Бруно Вальтер всегда относился к музыке как к человеческому голосу. Сегодня ее воспринимают как искусство, рождающееся на клавиатуре — или пишущей машинке, как будто расстояние от “а” до “я” то же, что и от до до си. Человеческий голос не имеет ничего общего с механикой клавиатуры, и Вальтер, чувствовавший других людей, сопереживавший им, заранее знал, насколько гибкий темп требовался в данном конкретном случае. Помню, он поделился со мной этим наблюдением. Мы к тому времени были знакомы уже несколько лет, много выступали вместе и встретились как-то у писателя Эмиля Людвига в Сент-Морице. Если мелодия поднимается на октаву или больше, певцу необходимо время, чтобы набрать высоту, объяснил Вальтер. Его замечание не только было верным по отношению к музыке, но и прекрасно характеризовало его самого. Он никогда не настаивал на своей позиции категорически, не помыкал ни музыкой, ни музыкантами (хотя не думаю, что он проводил между ними какое-то различие: они были для него живыми, пульсирующими, чувствующими существами, которых не загонишь в жесткие рамки догмы). Однако, несмотря на всю свою гибкость, он оставался человеком принципиальным. После войны, когда я защищал Фуртвенглера от обвинений в нацизме и за это подвергся нападкам многих коллег, Бруно Вальтер — несмотря на то что был евреем, а Фуртвенглер являлся его главным соперником, — не подписывал ничего ни против меня, ни против него, и я всегда буду ему за это благодарен.

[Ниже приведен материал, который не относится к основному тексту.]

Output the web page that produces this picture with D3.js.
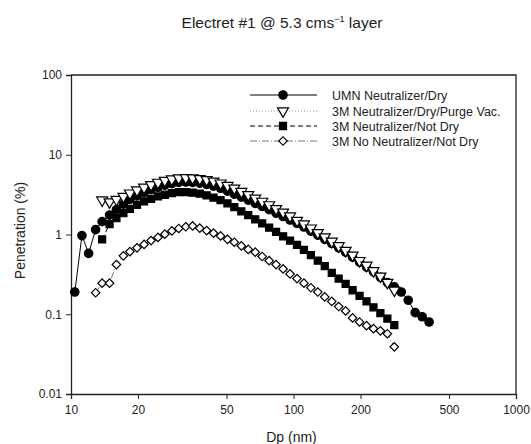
<!DOCTYPE html>
<html>
<head>
<meta charset="utf-8">
<script src="https://cdn.jsdelivr.net/npm/d3@7"></script>
<style>
  body { margin: 0; background: #fff; }
  text { font-family: "Liberation Sans", Arial, sans-serif; fill: #222; }
</style>
</head>
<body>
<div id="container"></div>
<script>
/* CONSTANTS AND GLOBALS */
const width = 531, height = 444;
const margin = { left: 71, right: 15, top: 75, bottom: 50 };

/* DATA */
// particle diameter channels (nm)
const dp = [10.4, 11.2, 12.0, 12.9, 13.8, 14.9, 16.0, 17.2, 18.4, 19.8,
  21.3, 22.9, 24.6, 26.4, 28.4, 30.5, 32.8, 35.2, 37.9, 40.7,
  43.7, 47.0, 50.5, 54.2, 58.3, 62.6, 67.3, 72.3, 77.7, 83.5,
  89.8, 96.5, 103.7, 111.4, 119.7, 128.6, 138.2, 148.6, 159.6, 171.5,
  184.3, 198.1, 212.9, 228.8, 245.8, 264.2, 283.9, 305.1, 327.8, 352.3,
  378.6, 406.8];

// penetration (%) per series, null where no point
const umnDry = [0.19, 0.97, 0.58, 1.15, 1.45, 1.75, 2.05, 2.4, 2.75, 3.05,
  3.35, 3.65, 3.9, 4.15, 4.35, 4.5, 4.55, 4.5, 4.4, 4.25,
  4.05, 3.8, 3.5, 3.2, 2.95, 2.7, 2.45, 2.25, 2.05, 1.85,
  1.68, 1.52, 1.38, 1.24, 1.1, 0.98, 0.87, 0.77, 0.68, 0.6,
  0.52, 0.45, 0.39, 0.34, 0.29, 0.25, 0.22, 0.19, 0.15, 0.105,
  0.093, 0.08];

const purgeVac = [null, null, null, null, 2.7, 2.55, 2.75, 3.0, 3.3, 3.6,
  3.9, 4.2, 4.5, 4.75, 4.95, 5.1, 5.15, 5.1, 5.0, 4.85,
  4.65, 4.4, 4.1, 3.8, 3.45, 3.15, 2.85, 2.6, 2.35, 2.1,
  1.9, 1.7, 1.5, 1.35, 1.2, 1.05, 0.93, 0.82, 0.72, 0.63,
  0.55, 0.47, 0.41, 0.35, 0.3, 0.25, 0.2];

const notDry = [null, null, null, null, 0.87, 1.35, 1.6, 1.85, 2.1, 2.35,
  2.6, 2.8, 3.0, 3.15, 3.3, 3.4, 3.4, 3.35, 3.25, 3.1,
  2.9, 2.7, 2.45, 2.2, 1.95, 1.75, 1.55, 1.38, 1.22, 1.08,
  0.95, 0.84, 0.74, 0.64, 0.55, 0.47, 0.4, 0.33, 0.28, 0.24,
  0.2, 0.17, 0.145, 0.122, 0.103, 0.088, 0.073];

const noNeutralizer = [null, null, null, 0.186, 0.245, 0.245, 0.42, 0.54, 0.61, 0.68,
  0.75, 0.84, 0.92, 1.01, 1.11, 1.19, 1.25, 1.28, 1.2, 1.12,
  1.04, 0.96, 0.87, 0.8, 0.72, 0.65, 0.6, 0.53, 0.47, 0.42,
  0.37, 0.32, 0.28, 0.245, 0.215, 0.19, 0.165, 0.145, 0.125, 0.11,
  0.09, 0.08, 0.072, 0.066, 0.062, 0.057, 0.039];

const seriesNames = ["UMN Neutralizer/Dry", "3M Neutralizer/Dry/Purge Vac.",
  "3M Neutralizer/Not Dry", "3M No Neutralizer/Not Dry"];
const xTicks = [10, 20, 50, 100, 200, 500, 1000];
const yTicks = [0.01, 0.1, 1, 10, 100];

const series = [
  { name: seriesNames[0], values: umnDry, symbol: d3.symbolCircle, size: 56, rot: 0, fill: "#000", stroke: "#000", dash: null, lineColor: "#000" },
  { name: seriesNames[1], values: purgeVac, symbol: d3.symbolTriangle, size: 52, rot: 180, fill: "#fff", stroke: "#000", dash: "1,2", lineColor: "#999" },
  { name: seriesNames[2], values: notDry, symbol: d3.symbolSquare, size: 50, rot: 0, fill: "#000", stroke: "#000", dash: "5,3", lineColor: "#000" },
  { name: seriesNames[3], values: noNeutralizer, symbol: d3.symbolSquare, size: 36, rot: 45, fill: "#fff", stroke: "#000", dash: "7,2,1,2", lineColor: "#777" }
];

/* SVG */
const svg = d3.select("#container")
  .append("svg")
  .attr("width", width)
  .attr("height", height);

// SCALES
const x = d3.scaleLog()
  .domain([10, 1000])
  .range([margin.left, width - margin.right]);

const y = d3.scaleLog()
  .domain([0.01, 100])
  .range([394, margin.top]);

// title
const title = svg.append("text")
  .attr("x", 282)
  .attr("y", 28)
  .attr("text-anchor", "middle")
  .style("font-size", "15.5px");
title.append("tspan").text("Electret #1 @ 5.3 cms");
title.append("tspan").attr("dy", -6).style("font-size", "9px").text("\u22121");
title.append("tspan").attr("dy", 6).text(" layer");

// frame (top and right)
svg.append("path")
  .attr("d", `M${x(10)},${y(100)}H${x(1000)}V${y(0.01)}`)
  .attr("fill", "none")
  .attr("stroke", "#222")
  .attr("stroke-width", 1.3);

// Axes
const xAxis = svg.append("g")
  .attr("transform", `translate(0,${y(0.01)})`)
  .call(d3.axisBottom(x).tickValues(xTicks).tickFormat(d3.format("d")).tickSizeOuter(0).tickSize(5).tickPadding(6));

const yAxis = svg.append("g")
  .attr("transform", `translate(${x(10)},0)`)
  .call(d3.axisLeft(y).tickValues(yTicks).tickFormat(d => d >= 1 ? d3.format("d")(d) : String(d)).tickSizeOuter(0).tickSize(5).tickPadding(4));

[xAxis, yAxis].forEach(g => {
  g.select(".domain").attr("stroke", "#222").attr("stroke-width", 1.3);
  g.selectAll(".tick line").attr("stroke", "#222");
  g.selectAll(".tick text").style("font-size", "12px").style("font-family", "Liberation Sans, Arial, sans-serif").attr("fill", "#222");
});

// axis labels
svg.append("text")
  .attr("x", x(100) - 2)
  .attr("y", 442)
  .attr("text-anchor", "middle")
  .style("font-size", "14px")
  .text("Dp (nm)");

svg.append("text")
  .attr("transform", `translate(25,${y(1) - 4}) rotate(-90)`)
  .attr("text-anchor", "middle")
  .style("font-size", "14px")
  .text("Penetration (%)");

// lines and markers
const line = d3.line()
  .defined(d => d.v != null)
  .x(d => x(d.d))
  .y(d => y(d.v));

series.forEach(s => {
  const pts = dp.map((d, i) => ({ d: d, v: s.values[i] }));
  svg.append("path")
    .datum(pts)
    .attr("fill", "none")
    .attr("stroke", s.lineColor)
    .attr("stroke-width", 1)
    .attr("stroke-dasharray", s.dash)
    .attr("d", line);
});

series.forEach(s => {
  const pts = dp.map((d, i) => ({ d: d, v: s.values[i] })).filter(p => p.v != null);
  svg.append("g")
    .selectAll("path")
    .data(pts)
    .join("path")
    .attr("transform", p => `translate(${x(p.d)},${y(p.v)}) rotate(${s.rot})`)
    .attr("d", d3.symbol().type(s.symbol).size(s.size))
    .attr("fill", s.fill)
    .attr("stroke", s.stroke)
    .attr("stroke-width", 1.2);
});

// legend
const legend = svg.append("g");
const legendY = [95, 111, 126, 141];
series.forEach((s, i) => {
  const g = legend.append("g").attr("transform", `translate(0,${legendY[i]})`);
  g.append("line")
    .attr("x1", 250).attr("x2", 317)
    .attr("y1", 0).attr("y2", 0)
    .attr("stroke", s.lineColor)
    .attr("stroke-width", 1)
    .attr("stroke-dasharray", s.dash);
  g.append("path")
    .attr("transform", `translate(283,0) rotate(${s.rot})`)
    .attr("d", d3.symbol().type(s.symbol).size(s.size))
    .attr("fill", s.fill)
    .attr("stroke", s.stroke)
    .attr("stroke-width", 1.2);
  g.append("text")
    .attr("x", 332)
    .attr("y", 4.5)
    .style("font-size", "12.5px")
    .text(s.name);
});
</script>
</body>
</html>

В семье наш с ним первый концерт в Берлине стали называть концертом “Мэйфлауэр” [4] , потому что тех, кто там побывал, с каждым годом становилось все больше, как первых английских переселенцев в Массачусетсе: то ли публики было больше, чем могла вместить филармония, то ли я с тех пор постоянно встречал тех, кто в тот вечер меня слушал. Скорее верно последнее, так как зал был наполовину заполнен евреями, которых позже судьба раскидала по всему свету.
Кроме того, там было множество музыкантов: Осип Габрилович, Фриц Крейслер, Бронислав Гимпель, Карл Флеш, Сэм Франко, известный критик Штуккеншмидт и многие другие. Приятно сознавать, что мои слушатели были строгими судьями, — тем большую ценность представляло для меня их воодушевление. Администрация филармонии, опасаясь, что энтузиазм публики может выйти из-под контроля, на всякий случай вызвала полицию. Но лучше всего мне запомнилось, как после концерта ко мне в артистическую прямо через сцену бросился Альберт Эйнштейн (ему и в голову не пришло пройти через фойе), обнял меня и воскликнул с восторгом, переходящим все мыслимые границы: “Теперь я знаю, что есть Бог на небесах!”
4
На судне “Мэйфлауэр” в Америку прибыли первые переселенцы из Англии.